Review by Dave Karp
“Yes, she thinks, this is probably how it must feel to be a ghost. It’s a little like reading, isn’t it-that same sensation of knowing people, settings, situations, without playing any particular part beyond that of the willing observer.”
This is probably one of the most haunting lines that stuck with me from Michael Cunningham’s fantastic novel, The Hours. A friend/mentor of mine let me borrow the book, knowing that I so much loved Virginia Woolf’s novel, Orlando: A Biography, which made me fall in love with Woolf. And, after reading The Hours, I can tell you this: This is one of the most haunting books I have yet to read, but in a unique way that maybe Mrs. Dalloway did for her generation, though I have yet to read the famous Woolf novel yet. The novel has been made into a movie as well, directed by Stephen Daldry and starring Nicole Kidman, Julianne Moore, and Meryl Streep as the leading ladies (and, may I add, a haunting score by Philip Glass). I recommend the movie, as it was a very good adaptation of the book and brought the haunting atmosphere the novel did to the screen, and stayed true to most of the book. But, back to the novel!
Cunningham takes the day in the life of three different women in three different time periods. There is Virginia Woolf herself in the early 1920’s in a suburb in London. Then, there is Laura Brown in 1950’s suburban Los Angeles. Last, but not least, is Clarissa Vaughan in New York City, 2001. Woolf is beginning to write Mrs. Dalloway, Laura deal with the disenchantment of suburban life with her husband, son, and another child on the way, and Clarissa is trying to get a party put together for a very dear friend and poet. We are thrown into the lives of these characters as well as their ghosts and troubles, and at the end of the novel, we find how all three of these stories and these lives come chillingly together.

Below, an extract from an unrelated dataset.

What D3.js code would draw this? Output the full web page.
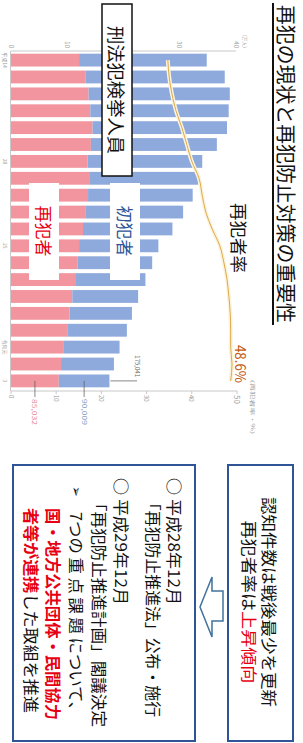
<!DOCTYPE html>
<html lang="ja">
<head>
<meta charset="UTF-8">
<title>再犯の現状と再犯防止対策の重要性</title>
<script src="https://cdn.jsdelivr.net/npm/d3@7"></script>
<style>
  body { margin: 0; background: #fff; }
  svg { display: block; }
</style>
</head>
<body>
<svg id="main" width="303" height="743"></svg>
<script>
// data (万人 / %)
const years = ['平成14','15','16','17','18','19','20','21','22','23','24','25','26','27','28','29','30','令和元','2','3'];
const repeatOffenders = [12.1, 13.3, 13.8, 14.1, 14.5, 14.2, 13.6, 13.9, 13.7, 13.2, 12.8, 12.1, 11.8, 11.4, 10.9, 10.4, 10.0, 9.4, 8.9, 8.5];
const firstOffenders  = [22.7, 24.7, 25.1, 24.6, 23.9, 22.4, 20.4, 19.4, 18.6, 17.4, 15.9, 14.1, 13.3, 12.5, 11.7, 11.1, 10.6, 9.9, 9.4, 9.0];
const repeatRate      = [34.7, 35.0, 35.6, 36.5, 37.8, 38.9, 40.0, 41.6, 42.3, 43.1, 44.5, 46.2, 47.1, 47.8, 48.2, 48.5, 48.6, 48.6, 48.9, 48.6];
const shownYears = ['平成14', '20', '25', '令和元', '3'];
const countTicks = [0, 10, 30, 40];
const rateTicks = [0, 10, 20, 30, 40, 50];

const JP = '"Noto Sans CJK JP", "Noto Sans", sans-serif';
const RED = '#e60012', BLUE_T = '#2f5597', FRAME = '#2f5597';

const svg = d3.select('#main');
// the page is laid out landscape and turned a quarter clockwise
const g = svg.append('g').attr('transform', 'translate(303,0) rotate(90)');

const x = d3.scaleBand().domain(years).range([52, 389]).paddingInner(0.24).paddingOuter(0.1);
const y = d3.scaleLinear().domain([0, 40]).range([292, 67]);
const yRate = d3.scaleLinear().domain([0, 50]).range([292, 66]);

function label(parent, txt, px, py, size, color, opts) {
    opts = opts || {};
    const t = parent.append('text')
        .attr('x', px).attr('y', py)
        .attr('font-family', JP)
        .attr('font-size', size)
        .attr('fill', color)
        .attr('dominant-baseline', 'central')
        .attr('text-anchor', opts.anchor || 'start')
        .attr('font-weight', opts.weight || 'normal')
        .text(txt);
    if (opts.len) t.attr('textLength', opts.len).attr('lengthAdjust', 'spacingAndGlyphs');
    return t;
}

// ---- chart ----
const chart = g.append('g');

// axes lines
chart.append('line').attr('x1', 51).attr('x2', 51).attr('y1', y(0)).attr('y2', y(40))
    .attr('stroke', '#c8c8c8').attr('stroke-width', 1);
chart.append('line').attr('x1', 51).attr('x2', 391).attr('y1', y(0) + 0.5).attr('y2', y(0) + 0.5)
    .attr('stroke', '#c8c8c8').attr('stroke-width', 1);
chart.append('line').attr('x1', 391).attr('x2', 391).attr('y1', yRate(0)).attr('y2', yRate(50))
    .attr('stroke', '#c8c8c8').attr('stroke-width', 1);

countTicks.forEach(v => label(chart, v, 48, y(v), 6, '#9a9a9a', {anchor: 'end'}));
label(chart, '(万人)', 48, y(40) - 9, 5, '#9a9a9a', {anchor: 'end'});

rateTicks.forEach(v => {
    chart.append('line').attr('x1', 391).attr('x2', 394).attr('y1', yRate(v)).attr('y2', yRate(v))
        .attr('stroke', '#c8c8c8');
    label(chart, v, 395, yRate(v), v === 50 ? 8 : 6, '#9a9a9a');
});
label(chart, '（再犯者率・%）', 375, 50, 5, '#9a9a9a', {len: 64});

shownYears.forEach(v => label(chart, v, x(v) + x.bandwidth() / 2, 298, 5, '#9a9a9a', {anchor: 'middle'}));

// stacked bars
const rows = years.map((yr, i) => ({yr, rep: repeatOffenders[i], first: firstOffenders[i], rate: repeatRate[i]}));

chart.selectAll('.rep').data(rows).join('rect')
    .attr('class', 'rep')
    .attr('x', d => x(d.yr)).attr('width', x.bandwidth())
    .attr('y', d => y(d.rep)).attr('height', d => y(0) - y(d.rep))
    .attr('fill', '#f2959e');
chart.selectAll('.first').data(rows).join('rect')
    .attr('class', 'first')
    .attr('x', d => x(d.yr)).attr('width', x.bandwidth())
    .attr('y', d => y(d.rep + d.first)).attr('height', d => y(d.rep) - y(d.rep + d.first))
    .attr('fill', '#8eaadc');

// rate line
const rateLine = d3.line().x(d => x(d.yr) + x.bandwidth() / 2).y(d => yRate(d.rate)).curve(d3.curveMonotoneX);
chart.append('path').datum(rows).attr('d', rateLine)
    .attr('fill', 'none').attr('stroke', '#fcf3dc').attr('stroke-width', 4).attr('stroke-linejoin', 'round');
chart.append('path').datum(rows).attr('d', rateLine)
    .attr('fill', 'none').attr('stroke', '#dcaa4c').attr('stroke-width', 1).attr('stroke-linejoin', 'round');

// last bar call-outs
const last = rows[rows.length - 1];
const cx = x(last.yr) + x.bandwidth() / 2;
chart.append('line').attr('x1', cx).attr('x2', cx).attr('y1', y(last.rep + last.first) - 1).attr('y2', 166)
    .attr('stroke', '#555').attr('stroke-width', 0.7);
label(chart, '175,041', 377, 166, 6, '#666', {anchor: 'end'});
[[last.rep / 2, '85,032', '#e88595'], [last.rep + last.first / 2, '90,009', '#8098c0']].forEach(([v, t, c]) => {
    chart.append('line').attr('x1', cx).attr('x2', 397).attr('y1', y(v)).attr('y2', y(v))
        .attr('stroke', '#555').attr('stroke-width', 0.7);
    label(chart, t, 399, y(v), 6, c, {len: 26});
});

// labels on the chart
g.append('rect').attr('x', 4).attr('y', 171).attr('width', 172).attr('height', 30)
    .attr('fill', '#fff').attr('stroke', '#111').attr('stroke-width', 1.5);
label(g, '刑法犯検挙人員', 90, 186, 18, '#111', {anchor: 'middle', len: 128});

g.append('rect').attr('x', 183).attr('y', 163).attr('width', 97).attr('height', 30).attr('fill', '#fff');
label(g, '初犯者', 231, 178, 17, BLUE_T, {anchor: 'middle'});
g.append('rect').attr('x', 183).attr('y', 244).attr('width', 97).attr('height', 30).attr('fill', '#fff');
label(g, '再犯者', 231, 259, 17, RED, {anchor: 'middle'});

label(g, '再犯者率', 203, 64, 17, '#111', {len: 70});
label(g, '48.6%', 345, 62, 15, '#c55a11', {len: 38});

// title
label(g, '再犯の現状と再犯防止対策の重要性', 5, 17, 20, '#111', {len: 318});
g.append('line').attr('x1', 3).attr('x2', 325).attr('y1', 30).attr('y2', 30)
    .attr('stroke', '#111').attr('stroke-width', 2);

// ---- bottom panels ----
g.append('rect').attr('x', 465).attr('y', 10).attr('width', 276).attr('height', 65)
    .attr('fill', '#fff').attr('stroke', FRAME).attr('stroke-width', 2);
label(g, '認知件数は戦後最少を更新', 602, 33, 16, '#111', {anchor: 'middle', len: 210});
const l2 = label(g, '', 602, 53, 16, '#111', {anchor: 'middle', len: 163});
l2.append('tspan').text('再犯者率は');
l2.append('tspan').attr('fill', RED).text('上昇傾向');

// hollow arrow pointing to the lower panel
const arrow = [[591, 80], [621, 80], [621, 91], [637, 91], [607, 103], [577, 91], [591, 91]];
g.append('path').attr('d', d3.line()(arrow) + 'Z')
    .attr('fill', '#fff').attr('stroke', '#41719c').attr('stroke-width', 1.5);

g.append('rect').attr('x', 465).attr('y', 108).attr('width', 276).attr('height', 182)
    .attr('fill', '#fff').attr('stroke', FRAME).attr('stroke-width', 2);

label(g, '○ 平成28年12月', 478, 128, 16, '#111', {len: 127});
label(g, '「再犯防止推進法」公布・施行', 495, 149, 16, '#111', {len: 222});
label(g, '○ 平成29年12月', 478, 181, 16, '#111', {len: 127});
label(g, '「再犯防止推進計画」閣議決定', 495, 203, 16, '#111', {len: 232});
label(g, '➢', 486, 226, 13, '#111');
label(g, '7つの 重 点 課 題 について、', 512, 226, 16, '#111', {len: 206});
label(g, '国・地方公共団体・民間協力', 508, 249, 16, RED, {len: 212, weight: 'bold'});
const l7 = label(g, '', 508, 271, 16, '#111', {len: 205});
l7.append('tspan').attr('fill', RED).attr('font-weight', 'bold').text('者等が連携');
l7.append('tspan').text('した取組を推進');
</script>
</body>
</html>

This is a novel rich with not only story, but description. We look at the world these characters are living in almost poetically, and it works. Of course, there is dialogue, but the imagery that Cunningham gets on the page is very rich and he makes you see everything clearly as you are brought into the lives and environments of these characters. It’s some of the strongest description I have read in a while, and it really brings a whole other layer to the story, one that really makes you feel as if you are an “observer” or a “ghost”.
The story is one that you become quite curious and enriched in, and is very well written. The thoughts of these characters come out on the page amazingly as well, which makes us feel for them even more, and we understand their struggles all the more. The three women are haunted by many things, and we see that clearly, almost as if in some way it mirrors the lives you and I are living, and questioning how much happens within a day of the lives of everyone.
Which brings me to the thing I may have liked about it the most and was one of the most haunting aspects for me: It was an epic about the everyday life. Such as what Woolf did with her novel Mrs. Dalloway, Cunningham brings into his novel and adds his own flair to it. He brings out the power and the epicness of everyday thought, worries, and questions. With the question the three main characters have, you can’t help think about your own life and your own time you are occupying. The book gets even philosophical about living day after day, and why life is, in a way, both tragic and beautiful. But we are left with remembering that we have many days, many hours, and we should always remember that there are good things and bad, luck and bad luck, but that also, strangely, life is a beautiful thing and the only real enemy is time.